By Donna Macdonald
Floods and fires. It’s been a bewildering summer as we tried to figure out what to think about, or worry about, or what to do. Local governments have been overwhelmed by catastrophic events. Most recently, water from above and below has been devastating.
Humans are innately attracted to water. We want to live and work by it, walk along it, skim across its magical surface, swim in its depths. More practically, rivers, lakes and oceans provide important transportation links. And, of course, we need water to simply live.
Water is both a blessing and a powerful force bringing unprecedented flooding, erosion and storm surges. What does that mean for all the development that’s occurred along coastlines and shorelines, from major cities and resorts to extensive slums? And what should local governments be doing?
There are two common responses. One is to build higher walls and thicker dykes. To rely on that, you have to believe you can triumph over the phenomenal power of water and the intensification of storms and floods due to climate change.
The second, less common, response is known as ‘managed retreat.’ It means moving people at risk to higher ground and relocating private and public assets. A 2016 study looked at three coastal mega-cities, Vancouver, Manila and Lagos, and assessed their governments’ plans for managed retreat as part of their climate change adaptation.
You can, I’m sure, imagine the challenges of achieving managed retreat. Vested interests, poverty, high population density, ineffective or complex governance, high property values, legal challenges, and social and financial costs. And, of course, denial that there’s even a problem.
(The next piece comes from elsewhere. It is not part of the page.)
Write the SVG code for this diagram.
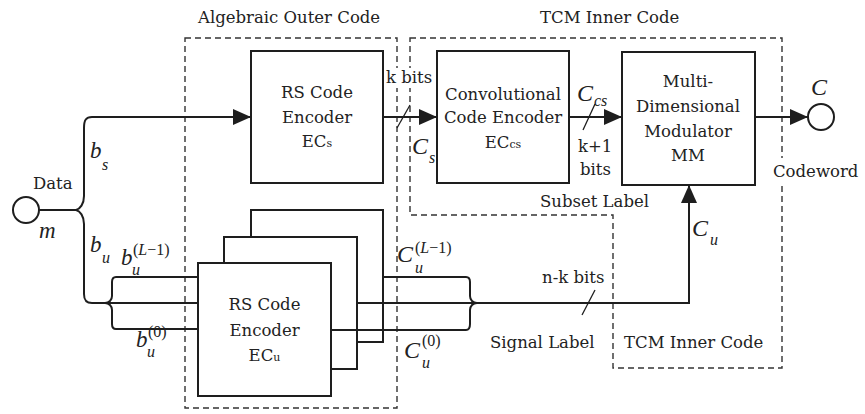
<svg xmlns="http://www.w3.org/2000/svg" width="865" height="414" viewBox="0 0 865 414">
<style>
.box{fill:#fff;stroke:#1e1e1e;stroke-width:2}
.ln{fill:none;stroke:#1e1e1e;stroke-width:2}
.sl{fill:none;stroke:#1e1e1e;stroke-width:1.3}
.dash{fill:none;stroke:#333;stroke-width:1.4;stroke-dasharray:6,4}
.t{font-family:"DejaVu Serif","Liberation Serif",serif;font-size:16.5px;fill:#222}
.tc{font-family:"DejaVu Serif","Liberation Serif",serif;font-size:16.5px;fill:#222;text-anchor:middle}
.sm{font-size:11px}
.mi{font-family:"Liberation Serif",serif;font-style:italic;font-size:23px;fill:#222}
.ms{font-family:"Liberation Serif",serif;font-style:italic;font-size:16px;fill:#222}
.up{font-style:normal}
.cal{font-family:"Liberation Serif",serif;font-style:italic;font-size:24px;fill:#222}
</style>
<defs>
<marker id="ah" markerUnits="userSpaceOnUse" markerWidth="18" markerHeight="16" refX="18" refY="8" orient="auto">
<path d="M0,0 L18,8 L0,16 z" fill="#1e1e1e"/>
</marker>
</defs>

<g id="regions">
<rect class="dash" x="185" y="38" width="212" height="370"/>
<path class="dash" d="M410,38 H782 V368 H613 V215 H410 Z"/>
<text class="t" x="198" y="23">Algebraic Outer Code</text>
<text class="t" x="540" y="23">TCM Inner Code</text>
<text class="t" x="624" y="348">TCM Inner Code</text>
<text class="t" x="540" y="207">Subset Label</text>
<text class="t" x="490" y="348">Signal Label</text>
</g>

<g id="data">
<circle cx="26" cy="210" r="13" fill="#fff" stroke="#1e1e1e" stroke-width="2"/>
<text class="t" x="33" y="189">Data</text>
<text class="mi" x="39" y="238">m</text>
</g>

<g id="rs_s">
<rect class="box" x="251" y="51" width="132" height="132"/>
<text class="tc" x="317" y="98">RS Code</text>
<text class="tc" x="317" y="123">Encoder</text>
<text class="tc" x="317" y="147">EC<tspan class="sm">s</tspan></text>
</g>

<g id="rs_u">
<rect class="box" x="251" y="210" width="132" height="132"/>
<rect class="box" x="224" y="237" width="133" height="132"/>
<rect class="box" x="198" y="263" width="133" height="133"/>
<text class="tc" x="264.5" y="310">RS Code</text>
<text class="tc" x="264.5" y="336">Encoder</text>
<text class="tc" x="264.5" y="361">EC<tspan class="sm">u</tspan></text>
</g>

<g id="conv">
<rect class="box" x="437" y="51" width="132" height="132"/>
<text class="tc" x="503" y="100">Convolutional</text>
<text class="tc" x="503" y="123">Code Encoder</text>
<text class="tc" x="503" y="148">EC<tspan class="sm">cs</tspan></text>
</g>

<g id="mm">
<rect class="box" x="622" y="52" width="133" height="133"/>
<text class="tc" x="688" y="87">Multi-</text>
<text class="tc" x="688" y="112">Dimensional</text>
<text class="tc" x="688" y="137">Modulator</text>
<text class="tc" x="688" y="161">MM</text>
</g>

<g id="out">
<rect x="770" y="158" width="94" height="26" fill="#fff"/>
<circle cx="821" cy="117" r="13" fill="#fff" stroke="#1e1e1e" stroke-width="2"/>
<text class="t" x="773" y="177">Codeword</text>
<text class="cal" x="811" y="95">C</text>
</g>

<g id="connectors">
<line class="ln" x1="39" y1="210" x2="76" y2="210"/>
<path class="ln" d="M92,117 C86,117 84,120 84,128 V196 C84,204 80,209 76,210 C80,211 84,216 84,224 V294 C84,300 86,303 92,303 H198"/>
<path class="ln" d="M92,117 H251" marker-end="url(#ah)"/>
<path class="ln" d="M198,277 H116 C113,277 112,279 112,282 V296 C112,300 109,303 105,303 C109,303 112,306 112,310 V324 C112,327 113,329 116,329 H198"/>
<path class="ln" d="M383,277 H466 C469,277 470,279 470,282 V296 C470,300 473,303 477,303 C473,303 470,306 470,310 V324 C470,327 469,330 466,330 H331"/>
<path class="ln" d="M357,303 H689 V185" marker-end="url(#ah)"/>
<rect x="385" y="68" width="50" height="20" fill="#fff"/>
<text class="t" x="386" y="83">k bits</text>
<path class="ln" d="M383,117 H437" marker-end="url(#ah)"/>
<path class="ln" d="M569,117 H622" marker-end="url(#ah)"/>
<path class="ln" d="M755,117 H808" marker-end="url(#ah)"/>
<line class="sl" x1="397" y1="128" x2="410" y2="105"/>
<line class="sl" x1="583" y1="130" x2="595" y2="104"/>
<line class="sl" x1="582" y1="315" x2="595" y2="290"/>
<text class="t" x="578" y="152">k+1</text>
<text class="t" x="580" y="175">bits</text>
<text class="t" x="542" y="283">n-k bits</text>
</g>

<g id="labels">
<text class="mi" x="90" y="158">b</text><text class="ms" x="102" y="170">s</text>
<text class="mi" x="90" y="252">b</text><text class="ms" x="102" y="263">u</text>
<text class="mi" x="121" y="265">b</text><text class="ms" x="132" y="275">u</text>
<text class="ms" x="133" y="255"><tspan class="up">(</tspan>L<tspan class="up">−1)</tspan></text>
<text class="mi" x="136" y="347">b</text><text class="ms" x="147" y="357">u</text>
<text class="ms" x="148" y="337"><tspan class="up">(0)</tspan></text>
<text class="cal" x="397" y="262">C</text><text class="ms" x="415" y="273">u</text>
<text class="ms" x="415" y="253"><tspan class="up">(</tspan>L<tspan class="up">−1)</tspan></text>
<text class="cal" x="404" y="358">C</text><text class="ms" x="422" y="368">u</text>
<text class="ms" x="422" y="346"><tspan class="up">(0)</tspan></text>
<text class="cal" x="412" y="154">C</text><text class="ms" x="429" y="163">s</text>
<text class="cal" x="577" y="101">C</text><text class="ms" x="594" y="106">cs</text>
<text class="cal" x="692" y="236">C</text><text class="ms" x="710" y="245">u</text>
</g>
</svg>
In Lagos, Nigeria, city administrators believe that coastal development is the best response to climate change. They’re building what they hope will be the commercial and financial epicenter of West Africa on reclaimed land poking out into the Atlantic Ocean.
Manila faces multiple threats, from sea level rise to flooding along rivers and lagoons. The city completed a large project that relocated families living within three metres of flood-prone rivers. This community-led project moved people into mid-rise buildings in the city. The international community helped with the $1 billion U.S. cost.
And, then, Vancouver. It’s a bit alarming to look at the familiar map of that city and see its vulnerability. Sea level rise, storm surges, coastal erosion and river flooding are threats, especially along the shores of the Fraser River, False Creek, and the harbour. Those areas encompass very high-value assets.
It won’t be easy to convince someone to give up their fancy new condo-with-a-view on False Creek in exchange for safety in Langley. Or to suggest that the Port of Vancouver or the five-star Fairmont Pacific Rim Hotel need to relocate. Still, consideration of this strategy is included in both Vancouver and provincial policy.
But there’s a third way, exemplified by a country that is one-third below sea level and has 900 years’ experience living intimately with water. That would be the Netherlands, who have appointed a special envoy, Henk Ovink, to help the rest of us reduce loss of life and property damage caused by floods.
Recently on CBC’s The Sunday Edition, Ovink talked about the Dutch experience and offered some practical approaches. For example, the Netherlands’ Room for the River project was an extensive attempt to give rivers more room to act like rivers. Natural flooding is allowed by deepening river basins and moving dykes back away from them. It works better than trying to keep water out of homes.
In cities, future planning is critical, but for existing buildings Ovink suggests moving critical infrastructure (like electrical systems) a couple floors up. Accept that flooding will happen, and prepare.
Oh, yes, it all costs lots of money, but Ovink argues the return-on-investment will be substantial. Doing nothing, as the property insurance business knows, is foolish and will be much more expensive.
A similar approach is being tried closer to home. It’s called ‘natural capital assets.’ The town of Gibsons is applying it, for example, to manage rainwater and flooding using natural features (such as ponds, marshes, gullies) instead of bigger pipes and more concrete.
The basic message is: work with your natural assets, not against them. This is not a fight, as Ovink says, it’s a relationship. To make it work, you need to understand your partner.
That’s why it’s good news that the Union of BC Municipalities has just announced funding to help local governments acquire the knowledge they need about flood hazards and the strategies to prepare.
We love water. Now we must learn how to live with it.
Donna Macdonald served 19 years on Nelson City Council until 2014. She is the author of Surviving City Hall, published in 2016.